Few would have guessed the Irish would lead the Big East in rebounding, considering the Irish don’t have a skyscraper in the middle ala Georgetown’s Roy Hibbert, or Connecticut’s Hasheem Thabeet, and they play a lot of 2-3 or 1-2-2 zones, defenses that make it harder to box out the opponent.
“It’s something we enforce in practice when we’re in zone, to block the guy out in your area,” Irish coach Mike Brey said. “It’s easier said than done sometimes in zone. I think also sometimes you can be too worried about block outs. It’s a balance point and a fine line. Sometimes you just need to go get the ball. Harangody and Kurz, Hillesland, they can just go get the ball sometimes.
Once Kurz or Harangody grab a defensive board, they’re looking right away for guard Tory Jackson who’ll take off down the floor. Hillesland, meanwhile has the quickness and the ball handling ability to take it the length of the floor himself. But when both Jackson and Hillesland are dribbling in transition, they try to get an open look for McAlarney before the defense can get set to guard him.
“That’s the No. 1 priority when I’m pushing the ball is I try to get Kyle easy looks because he shoots such a high percentage and its such a weapon that when we’re in transition I try to find him for an open look,” Hillesland said. “Whenever I get the ball, he knows because he sprints down the line and tries to spot up at the elbow-extended or the wing.”
At 5-foot-11, Jackson seems a diminutive threat on the glass, but as teams across the Big East have learned, he can be a nuisance.

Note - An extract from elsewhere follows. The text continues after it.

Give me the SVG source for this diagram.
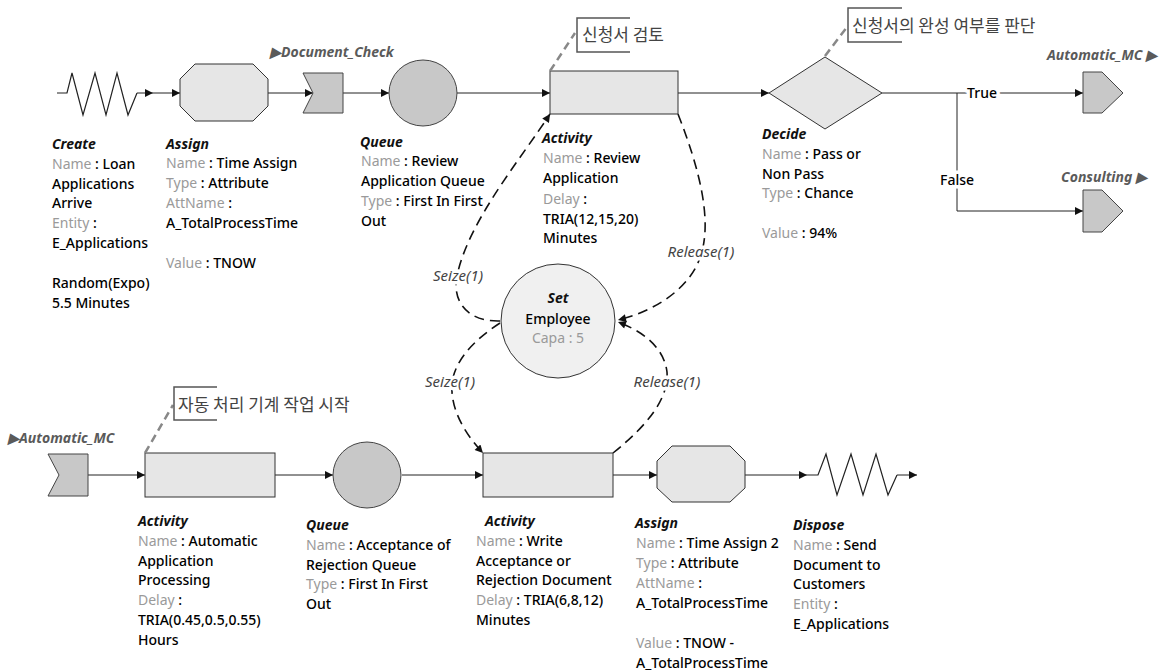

Jackson is third on Notre Dame in rebounding with 5.2 per game. He pulled down eight against Rutgers and 13 against Pittsburgh to tie Panthers forward DeJuan Blair for the game high.
“Tory can do that. He’s pretty athletic,” McAlarney said. “I don’t have that kind of athletic ability.”
But Jackson isn’t so successful grabbing rebounds in practice against his teammates.
“They know my secret,” Jackson said. “I just tiptoe through the lane a little bit, kind of hide there for a minute, stay low for a while and if they don’t see me, don’t box me out, that’s when I jump and I’m athletic enough to get up there and jump up with them to.”
The 6-foot-1 McAlarney experienced firsthand what can happen when one dares to enter to slugfest inside the lane.
“It gets pretty rough down there. The other night, I mistakenly went in for a rebound, thinking I had a chance, and I got elbowed in the face,” McAlarney said. “It’s not place for little guys.”
But part of Notre Dame’s success this season has been the physical nature of the practices, especially inside the lane, Jackson said.
“It’s very intense. Feelings get hurt, noses, lips get busted, everything. You name it,” Jackson said. “But we need that because this conference is tough and you have to battle every night and if we battle each other we’re going to carry that over to the court.”